───── DATASET EXCERPT ─────

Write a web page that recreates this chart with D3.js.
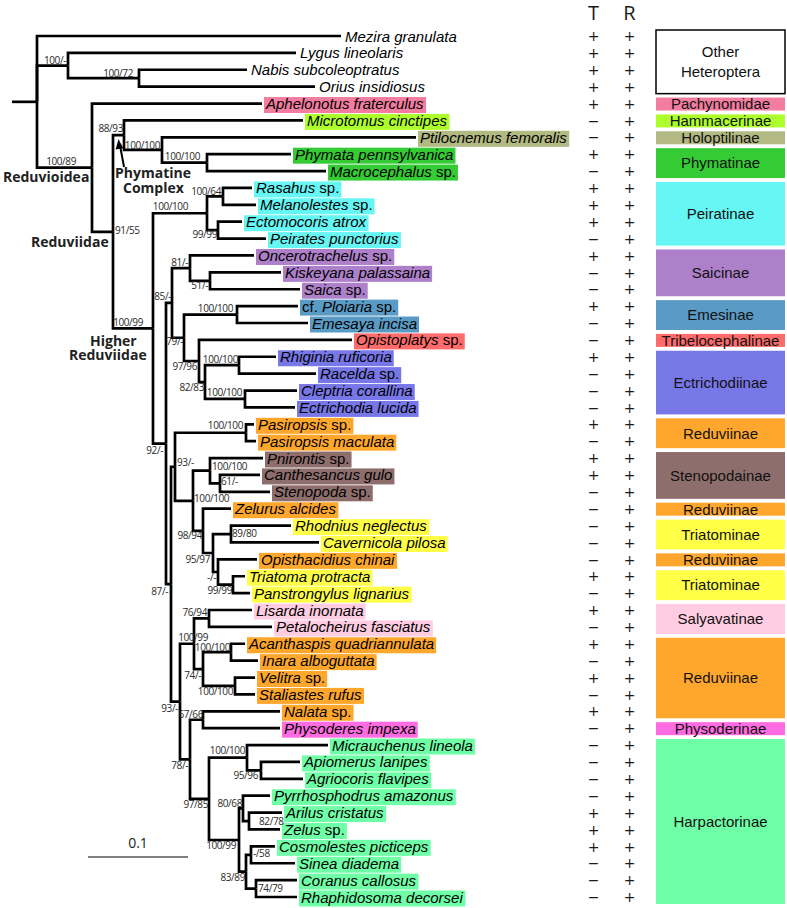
<!DOCTYPE html>
<html><head><meta charset="utf-8">
<script src="https://cdn.jsdelivr.net/npm/d3@7"></script>
<style>body{margin:0;background:#fff}svg{display:block}text{white-space:pre}</style>
</head><body>
<svg id="chart" width="787" height="908"></svg>
<script>
// ---------------- DATA ----------------
// Tree topology with branch lengths (substitutions/site); leaves are row indices into `taxa`,
// internal labels are bootstrap supports.
const treeNewick = `(0:0.304,(1:0.228,(2:0.108,3:0.176)100/72:0.071)100/-:0.031,
(4:0.170,((5:0.179,(6:0.254,(7:0.084,8:0.119)100/100:0.045)100/100:0.038)88/93:0.011,
(((9:0.029,10:0.033)100/64:0.016,(11:0.024,12:0.048)99/99:0.011)100/100:0.054,
(((13:0.064,(14:0.071,15:0.090)51/-:0.020)81/-:0.018,
((16:0.061,17:0.071)100/100:0.053,(18:0.153,((19:0.037,20:0.077)100/100:0.034,(21:0.052,22:0.050)100/100:0.040)82/83:0.006)97/96:0.015)79/-:0.012)85/-:0.006,
(((23:0.008,24:0.010)100/100:0.071,((25:0.053,(26:0.040,27:0.050)61/-:0.010)100/100:0.017,
(28:0.028,((29:0.060,30:0.088)89/80:0.018,(31:0.039,(32:0.012,33:0.017)99/99:0.015)-/-:0.005)95/97:0.010)98/94:0.010)100/100:0.018)93/-:0.004,
(((34:0.043,35:0.063)76/94:0.015,((36:0.014,37:0.027)100/100:0.028,(38:0.020,39:0.020)100/100:0.032)74/-:0.009)100/99:0.014,
((40:0.077,41:0.077)67/66:0.013,((42:0.081,(43:0.039,44:0.042)95/96:0.014)100/100:0.038,
((45:0.027,(46:0.033,47:0.031)82/78:0.006)80/68:0.004,((48:0.024,49:0.044)-/58:0.005,(50:0.041,51:0.041)74/79:0.010)83/89:0.007)100/99:0.030)97/85:0.019)78/-:0.010)93/-:0.009)87/-:0.005)92/-:0.013)100/99:0.040)91/55:0.021)100/89:0.055):0.025;`;

const taxa = ["Mezira granulata","Lygus lineolaris","Nabis subcoleoptratus","Orius insidiosus",
"Aphelonotus fraterculus","Microtomus cinctipes","Ptilocnemus femoralis","Phymata pennsylvanica",
"Macrocephalus sp.","Rasahus sp.","Melanolestes sp.","Ectomocoris atrox","Peirates punctorius",
"Oncerotrachelus sp.","Kiskeyana palassaina","Saica sp.","cf. Ploiaria sp.","Emesaya incisa",
"Opistoplatys sp.","Rhiginia ruficoria","Racelda sp.","Cleptria corallina","Ectrichodia lucida",
"Pasiropsis sp.","Pasiropsis maculata","Pnirontis sp.","Canthesancus gulo","Stenopoda sp.",
"Zelurus alcides","Rhodnius neglectus","Cavernicola pilosa","Opisthacidius chinai","Triatoma protracta",
"Panstrongylus lignarius","Lisarda inornata","Petalocheirus fasciatus","Acanthaspis quadriannulata",
"Inara alboguttata","Velitra sp.","Staliastes rufus","Nalata sp.","Physoderes impexa",
"Micrauchenus lineola","Apiomerus lanipes","Agriocoris flavipes","Pyrrhosphodrus amazonus",
"Arilus cristatus","Zelus sp.","Cosmolestes picticeps","Sinea diadema","Coranus callosus",
"Rhaphidosoma decorsei"];

const groupNames  = ["Other Heteroptera","Pachynomidae","Hammacerinae","Holoptilinae","Phymatinae","Peiratinae",
  "Saicinae","Emesinae","Tribelocephalinae","Ectrichodiinae","Reduviinae","Stenopodainae","Reduviinae",
  "Triatominae","Reduviinae","Triatominae","Salyavatinae","Reduviinae","Physoderinae","Harpactorinae"];
const groupSizes  = [4,1,1,1,2,4,3,2,1,4,2,3,1,2,1,2,2,5,1,10];
const groupColors = [null,"#F37DA0","#ADFF2C","#B2B982","#34CB34","#66F6F3","#AD80C9","#5A9BC5","#FD6B6B",
  "#7777E8","#FFA72D","#8E6E6C","#FFA72D","#FFFF47","#FFA72D","#FFFF47","#FFCCE1","#FFA72D","#FF6BE0","#6FFFA7"];

const traitColumns = ["T","R"];
const tValues = ["+","+","+","+", "+","-","-","+","-", "+","+","+","-", "+","-","-", "+","-", "-",
  "+","-","-","-", "+","-", "+","+","-", "-", "-","-", "-", "+","-", "+","-", "+","-","+","-","+", "-",
  "-","-","-","-","+","+","+","-","-","-"];
const rValues = taxa.map(() => "+");

const scaleBarValue = 0.1;
const uprightWords = ["sp.","cf."];

// ---------------- LAYOUT ----------------
const svg = d3.select("#chart");
const xScale = d3.scaleLinear().domain([0, 0.1]).range([12, 112]);
const rowY = d3.scaleLinear().domain([0, taxa.length - 1]).range([36, 897]);

// support label offsets, preorder of internal nodes: [side, dx, dyCenter]
const supportOffsets = [
 ["L",-2,-5],["L",-6,-5],["L",-16,-6],["R",2,-1],["L",-1,-7],["L",-2,-5],["L",-7,-6],["L",-10,-6],
 ["L",-19,-7],["L",-2,-5],["L",-1,4],["L",-3,7],["L",-1,-7],["L",-2,-6],["L",-2,5],["L",-1,4],
 ["L",-4,-6],["L",-2,5],["L",-1,5],["L",-1,-6],["L",-3,-7],["L",-3,7],["R",2,-4],["L",-3,-7],
 ["R",1,-2],["R",2,-4],["R",1,-2],["L",-1,5],["L",-3,6],["R",1,-1],["L",-2,5],["L",-1,6],
 ["L",-2,7],["L",14,-6],["L",-2,-6],["L",-2,6],["L",-1,-5],["L",-2,5],["L",-2,6],["L",0,-5],
 ["L",-1,6],["L",-2,-7],["L",-3,5],["L",-3,5],["L",-1,-5],["R",10,0],["L",-1,6],["R",2,-1],["R",2,0]
];

function parseNewick(str) {
  const s = str.replace(/\s+/g, "");
  let i = 0;
  function node() {
    const n = { children: [] };
    if (s[i] === "(") {
      i++;
      n.children.push(node());
      while (s[i] === ",") { i++; n.children.push(node()); }
      i++; // ')'
    }
    let name = "";
    while (i < s.length && !",():;".includes(s[i])) name += s[i++];
    n.name = name;
    n.length = 0;
    if (s[i] === ":") {
      i++;
      let len = "";
      while (i < s.length && !",();".includes(s[i])) len += s[i++];
      n.length = +len;
    }
    return n;
  }
  return node();
}

const root = d3.hierarchy(parseNewick(treeNewick), d => d.children.length ? d.children : null);
root.each(d => { d.dist = (d.parent ? d.parent.dist : 0) + d.data.length; });
root.eachAfter(d => {
  if (!d.children) d.yPos = rowY(+d.data.name);
  else d.yPos = (d.children[0].yPos + d.children[d.children.length - 1].yPos) / 2;
});

const rowColor = [];
groupSizes.forEach((n, gi) => { for (let k = 0; k < n; k++) rowColor.push(groupColors[gi]); });

// ---------------- BRANCHES ----------------
const gTree = svg.append("g").attr("fill", "none").attr("stroke", "#000").attr("stroke-width", 2.7);
gTree.append("path").attr("d", `M${xScale(0)},${root.yPos}H${xScale(root.dist)}`);
gTree.selectAll("path.br").data(root.descendants().filter(d => d.parent)).join("path")
  .attr("class", "br")
  .attr("d", d => `M${xScale(d.parent.dist)},${d.parent.yPos}V${d.yPos}H${xScale(d.dist)}`);

// ---------------- TIP LABELS ----------------
const gTips = svg.append("g");
root.leaves().forEach(d => {
  const row = +d.data.name;
  const x0 = xScale(d.dist);
  const g = gTips.append("g");
  const rect = g.append("rect");
  const t = g.append("text").attr("x", x0 + 4).attr("y", d.yPos + 5.5)
    .attr("font-family", "'Liberation Sans', Arial, sans-serif").attr("font-size", 15).attr("fill", "#000");
  taxa[row].split(" ").forEach((w, k) => {
    t.append("tspan").text((k ? " " : "") + w)
      .attr("font-style", uprightWords.includes(w) ? "normal" : "italic");
  });
  const c = rowColor[row];
  if (c) {
    const bb = t.node().getBBox();
    rect.attr("x", x0 + 2).attr("y", d.yPos - 6.5).attr("height", 16)
      .attr("width", bb.x + bb.width + 2 - (x0 + 2)).attr("fill", c);
  } else rect.remove();
});

// ---------------- SUPPORT LABELS ----------------
const internal = [];
root.eachBefore(d => { if (d.children && d.parent) internal.push(d); });
const gSup = svg.append("g").attr("font-family", "'Open Sans', sans-serif").attr("font-size", 10)
  .attr("fill", "#2a2a2a").attr("letter-spacing", "-0.4");
internal.forEach((d, k) => {
  const o = supportOffsets[k] || ["L", -2, -5];
  gSup.append("text")
    .attr("x", xScale(d.dist) + o[1])
    .attr("y", d.yPos + o[2] + 3.6)
    .attr("text-anchor", o[0] === "L" ? "end" : "start")
    .text(d.data.name);
});

// ---------------- CLADE ANNOTATIONS ----------------
const gCl = svg.append("g").attr("font-family", "'Open Sans', sans-serif").attr("font-weight", "bold")
  .attr("font-size", 14).attr("fill", "#222");
[["Reduvioidea", 3, 182], ["Phymatine", 115, 178], ["Complex", 123, 193], ["Reduviidae", 31, 247],
 ["Higher", 90, 346], ["Reduviidae", 69, 360]].forEach(a => {
  gCl.append("text").attr("x", a[1]).attr("y", a[2]).text(a[0]);
});
svg.append("line").attr("x1", 124).attr("y1", 167).attr("x2", 120.5).attr("y2", 148)
  .attr("stroke", "#000").attr("stroke-width", 2);
svg.append("path").attr("d", "M118.5,139 L115.6,149.5 L123.2,148.2 Z").attr("fill", "#000");

// ---------------- SCALE BAR ----------------
const sbX0 = 88;
const sbLen = xScale(scaleBarValue) - xScale(0);
svg.append("line").attr("x1", sbX0).attr("x2", sbX0 + sbLen)
  .attr("y1", 857).attr("y2", 857).attr("stroke", "#555").attr("stroke-width", 1.5);
svg.append("text").attr("x", sbX0 + sbLen / 2).attr("y", 848)
  .attr("text-anchor", "middle").attr("font-family", "'Open Sans', sans-serif").attr("font-size", 14)
  .attr("fill", "#222").text(scaleBarValue);

// ---------------- TRAIT COLUMNS ----------------
const colX = d3.scalePoint().domain(traitColumns).range([593.5, 629.5]);
const gTr = svg.append("g").attr("text-anchor", "middle").attr("fill", "#1a1a1a");
traitColumns.forEach(c => {
  gTr.append("text").attr("x", colX(c)).attr("y", 20).attr("font-family", "'Open Sans', sans-serif")
    .attr("font-size", 20).text(c);
});
[tValues, rValues].forEach((vals, ci) => {
  vals.forEach((v, r) => {
    gTr.append("text").attr("x", colX(traitColumns[ci])).attr("y", rowY(r) + 5.2)
      .attr("font-family", "'DejaVu Sans', sans-serif").attr("font-size", 14).attr("font-weight", "normal")
      .text(v === "+" ? "+" : "\u2212");
  });
});

// ---------------- GROUP BOXES ----------------
const gGr = svg.append("g");
let start = 0;
groupNames.forEach((name, gi) => {
  const end = start + groupSizes[gi] - 1;
  const y0 = rowY(start) - 6, y1 = rowY(end) + 7;
  const c = groupColors[gi];
  gGr.append("rect").attr("x", 656).attr("y", y0).attr("width", 129).attr("height", y1 - y0)
    .attr("fill", c || "#fff").attr("stroke", c ? "none" : "#000").attr("stroke-width", 1.5);
  const lines = c ? [name] : name.split(" ");
  const mid = (y0 + y1) / 2;
  lines.forEach((ln, li) => {
    gGr.append("text").attr("x", 720.5).attr("y", mid + 5.3 + (li - (lines.length - 1) / 2) * 20)
      .attr("text-anchor", "middle").attr("font-family", "'Liberation Sans', Arial, sans-serif")
      .attr("font-size", 15).attr("fill", "#111").text(ln);
  });
  start = end + 1;
});
</script>
</body></html>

─────

◆ WHAT IS NEEDED
Show the lines of the material that contain the word "with".

◆ SOLUTION TO THE EXERCISE
Write a web page that recreates this chart with D3.js.
// Tree topology with branch lengths (substitutions/site); leaves are row indices into `taxa`,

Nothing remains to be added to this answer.